На немецком фоне и лейтенанту Л. из комендатуры Флёа, кстати сказать, кандидату в члены ВКП(б), свои родные выборы показались ненастоящей демократией253. Интересно, что запрограммированные на поиск крамолы политработники увидели чуть ли не единственную причину вредных мыслей Л. в том, что он живет с немкой, и установили за лейтенантом, как они говорили, «контроль». Лейтенант был не одинок. Неслучайно на избирательных бюллетенях в день выборов в Верховный Совет СССР по Особому избирательному округу в Германии 2 февраля 1947 года появились анонимные надписи, явно принадлежавшие людям образованным: «Что может быть при диктатуре хорошего?»; «…все же бессовестно сделано. От этих выборов тошнит»; «…нет у нас народной демократии. Какая это демократия?!»254. Возможно, и в этом случае сказались запавшие в память впечатления от немецких выборов. Но дальше робких и весьма редких похвал иллюзорному политическому разнообразию мысль сваговцев не шла. Они попали в ловушку политических иллюзий. Многие и до сих пор не понимают, что выбор из трех кандидатов – это еще не демократия.
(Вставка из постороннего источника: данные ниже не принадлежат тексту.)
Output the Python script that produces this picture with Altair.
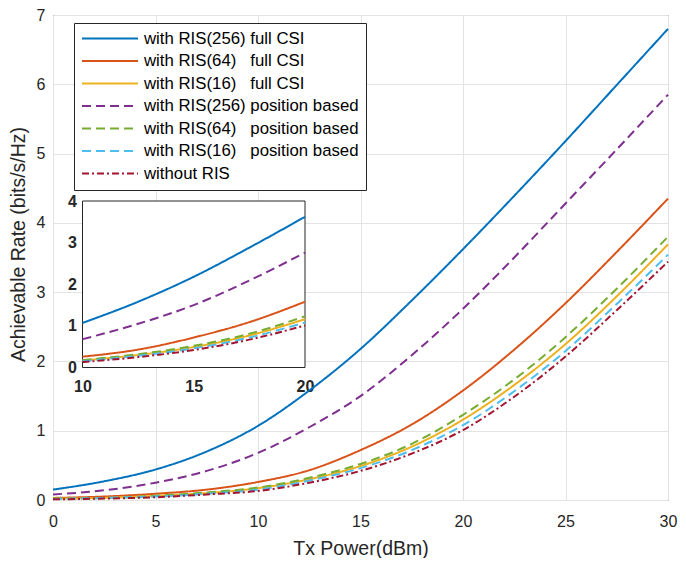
import altair as alt
import pandas as pd

# ---- data ----
tx_power = [0, 2.5, 5, 7.5, 10, 12.5, 15, 17.5, 20, 22.5, 25, 27.5, 30]
ris256_full = [0.15, 0.27, 0.44, 0.70, 1.07, 1.58, 2.18, 2.88, 3.62, 4.39, 5.18, 5.99, 6.80]
ris64_full = [0.03, 0.05, 0.09, 0.15, 0.26, 0.43, 0.72, 1.09, 1.58, 2.17, 2.84, 3.58, 4.35]
ris16_full = [0.02, 0.03, 0.06, 0.10, 0.17, 0.30, 0.49, 0.77, 1.16, 1.66, 2.25, 2.94, 3.69]
ris256_pos = [0.08, 0.14, 0.25, 0.42, 0.68, 1.05, 1.50, 2.09, 2.76, 3.50, 4.28, 5.06, 5.85]
ris64_pos = [0.02, 0.03, 0.06, 0.11, 0.18, 0.32, 0.52, 0.81, 1.23, 1.74, 2.35, 3.05, 3.80]
ris16_pos = [0.015, 0.03, 0.05, 0.09, 0.15, 0.28, 0.46, 0.72, 1.08, 1.57, 2.15, 2.83, 3.54]
no_ris = [0.01, 0.02, 0.04, 0.08, 0.13, 0.25, 0.42, 0.67, 1.01, 1.49, 2.07, 2.74, 3.44]

NB = "\u00a0"
series_names = [
    "with RIS(256) full CSI",
    "with RIS(64)" + NB * 3 + "full CSI",
    "with RIS(16)" + NB * 3 + "full CSI",
    "with RIS(256) position based",
    "with RIS(64)" + NB * 3 + "position based",
    "with RIS(16)" + NB * 3 + "position based",
    "without RIS",
]
series_values = [ris256_full, ris64_full, ris16_full, ris256_pos, ris64_pos, ris16_pos, no_ris]
series_colors = ["#0072BD", "#D95319", "#EDB120", "#7E2F8E", "#77AC30", "#4DBEEE", "#A2142F"]
series_dash = [[1, 0], [1, 0], [1, 0], [9, 5], [9, 5], [9, 5], [7, 3, 2, 3]]

x_ticks = [0, 5, 10, 15, 20, 25, 30]
y_ticks = [0, 1, 2, 3, 4, 5, 6, 7]
inset_x_ticks = [10, 15, 20]
inset_y_ticks = [0, 1, 2, 3, 4]
inset_box = pd.DataFrame({"x0": [10], "x1": [20], "y0": [0], "y1": [4]})

rows = []
for name, vals in zip(series_names, series_values):
    for xv, yv in zip(tx_power, vals):
        rows.append({"tx": xv, "rate": yv, "series": name})
df = pd.DataFrame(rows)
inset_df = df[(df.tx >= 10) & (df.tx <= 20)]

FONT = "Liberation Sans"
W, H = 615, 485

legend_cfg = alt.Legend(
    title=None, orient="none", legendX=21, legendY=8,
    symbolType="stroke", symbolSize=3136, symbolStrokeWidth=2,
    labelFontSize=16.8, labelFont=FONT, labelColor="black", labelLimit=500,
    fillColor="white", strokeColor="#262626", padding=7, rowPadding=4.5,
    clipHeight=17, labelOffset=5,
)
color_enc = alt.Color("series:N", scale=alt.Scale(domain=series_names, range=series_colors), legend=legend_cfg)
dash_enc = alt.StrokeDash("series:N", scale=alt.Scale(domain=series_names, range=series_dash), legend=legend_cfg)

main = alt.Chart(df).mark_line(strokeWidth=2, interpolate="monotone").encode(
    x=alt.X("tx:Q", scale=alt.Scale(domain=[0, 30], nice=False, zero=False),
            axis=alt.Axis(values=x_ticks, title="Tx Power(dBm)", grid=True, labelPadding=13,
                          labelFlush=False, titleY=54, titleBaseline="alphabetic")),
    y=alt.Y("rate:Q", scale=alt.Scale(domain=[0, 7], nice=False),
            axis=alt.Axis(values=y_ticks, title="Achievable Rate (bits/s/Hz)", grid=True, labelPadding=8,
                          labelFlush=False, titleX=-35, titleY=229, titleBaseline="middle")),
    color=color_enc,
    strokeDash=dash_enc,
)

ix_scale = alt.Scale(domain=[10, 20], range=[29.5, 252], nice=False, zero=False)
iy_scale = alt.Scale(domain=[0, 4], range=[352.5, 186], nice=False)
ix_axis = alt.Axis(orient="bottom", offset=-132.5, values=inset_x_ticks, grid=False, title=None,
                   labelFontWeight="bold", labelFontSize=16, labelPadding=11, labelColor="#262626",
                   labelFlush=False)
iy_axis = alt.Axis(orient="left", offset=-29.5, values=inset_y_ticks, grid=False, title=None,
                   labelFontWeight="bold", labelFontSize=16, labelPadding=6, labelColor="#262626",
                   labelFlush=False)

box = alt.Chart(inset_box).mark_rect(fill="white", stroke="#262626", strokeWidth=1).encode(
    x=alt.X("x0:Q", scale=ix_scale, axis=ix_axis),
    x2="x1",
    y=alt.Y("y0:Q", scale=iy_scale, axis=iy_axis),
    y2="y1",
)
inset_lines = alt.Chart(inset_df).mark_line(strokeWidth=2, interpolate="monotone").encode(
    x=alt.X("tx:Q", scale=ix_scale, axis=ix_axis),
    y=alt.Y("rate:Q", scale=iy_scale, axis=iy_axis),
    color=color_enc,
    strokeDash=dash_enc,
)
inset = alt.layer(box, inset_lines)

chart = alt.layer(main, inset).resolve_scale(x="independent", y="independent").properties(
    width=W, height=H,
    padding={"left": 45, "top": 7, "right": 10, "bottom": 58},
    autosize=alt.AutoSizeParams(type="none"),
    background="white",
).configure_view(
    stroke="#262626", strokeWidth=1
).configure_axis(
    labelFont=FONT, labelFontSize=16, labelColor="#262626",
    titleFont=FONT, titleFontSize=19.5, titleFontWeight="normal", titleColor="#262626",
    gridColor="#e3e3e3", gridWidth=1, domain=False, ticks=False, tickSize=0,
)

chart.save("out.html", embed_options={"renderer": "svg", "actions": False})
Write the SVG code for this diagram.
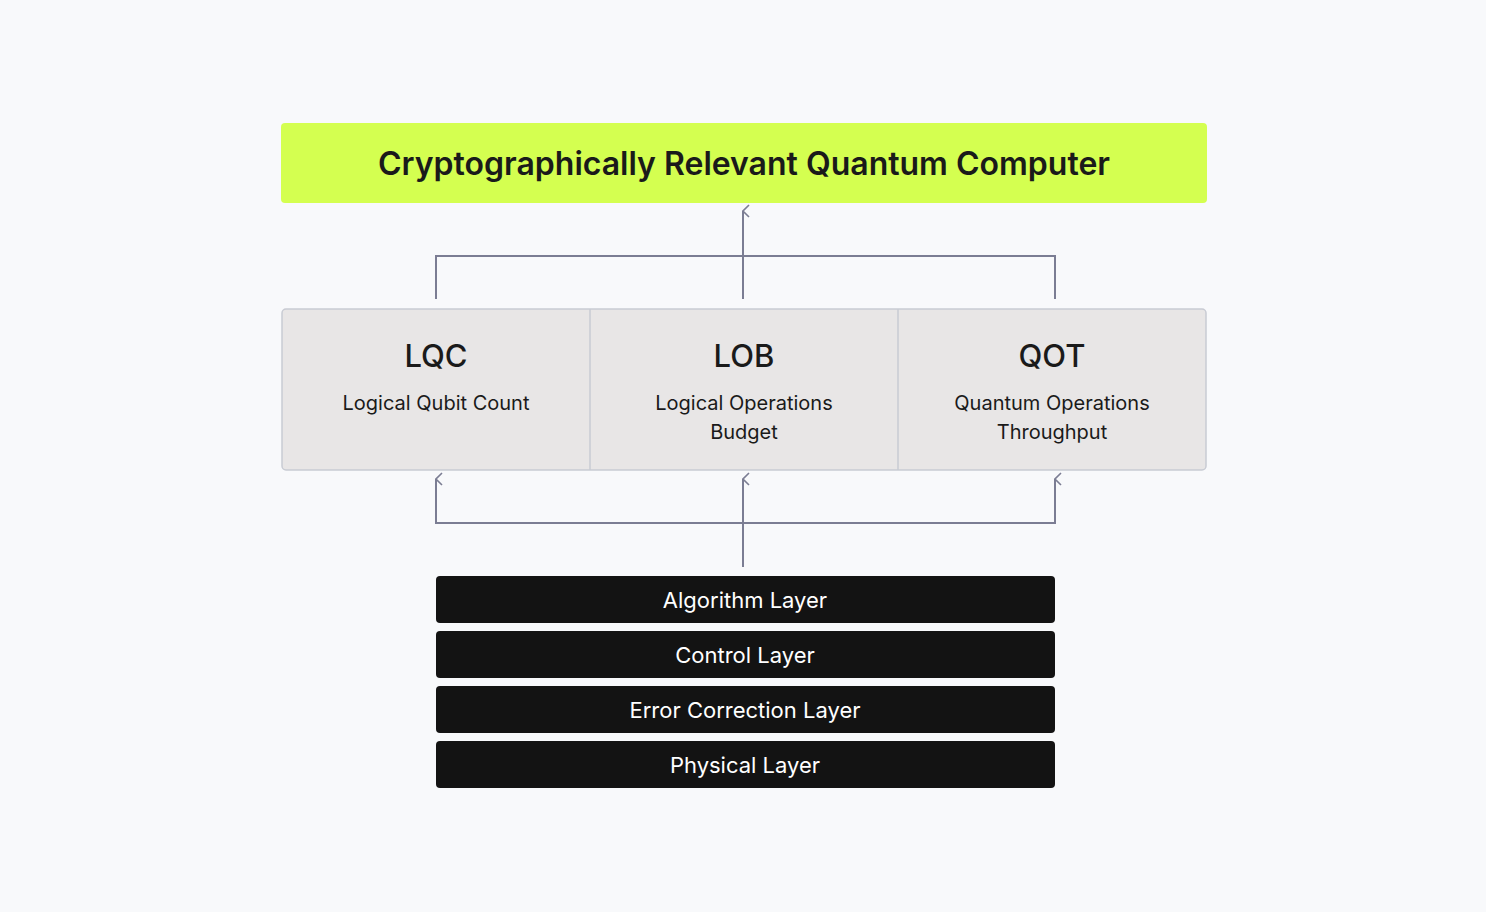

Политический язык, на котором сваговцы описывали немецкую реальность и с помощью которого они управляли, постоянно вытаскивал на поверхность не только «действительную демократию», но и пресловутый «классовый подход», вместе с вечными упованиями на «сознательность». Когда начальнику отделения пропаганды Управления военных комендатур города Потсдам И. С. Строилову потребовалось объяснить топливный кризис холодной зимы 1946/47 года, он тут же (и очень по-советски) принялся жаловаться именно на немецкую несознательность. Пропагандист со всем пролетарским гневом обрушился на «привилегированные слои», привыкшие к роскошной жизни. И добавил, выражая наработанную советским политпросветом классовую неприязнь и праведное социалистическое возмущение: «Они теперь очень плохо привыкают к трудностям и неохотно борются с ними. Основная часть жителей города не была приспособлена к физическому труду, к кропотливой тяжелой работе… Характерным в настроении населения является… отсутствие всякой инициативы, а также и трудового подъема»255. Подобное наложение советских газетных штампов о «трудовом подъеме» на настроения жителей замерзающего Потсдама выглядит сегодня совершенно бессмысленным. Но ведь и «сознательность» в советском лексиконе всегда обозначала совсем не осмысленное восприятие происходящего, а принятие партийно-государственной данности, готовность терпеть и не возмущаться, молча переносить очередные «временные трудности» во имя светлого будущего. Жители Потсдама суровой зимой 1946/47 года впали в апатию и на светлое будущее не надеялись. Советские пропагандистские клише упруго отскакивали от немецкой реальности и отказывались обслуживать бледные тени «идеологической оккупации».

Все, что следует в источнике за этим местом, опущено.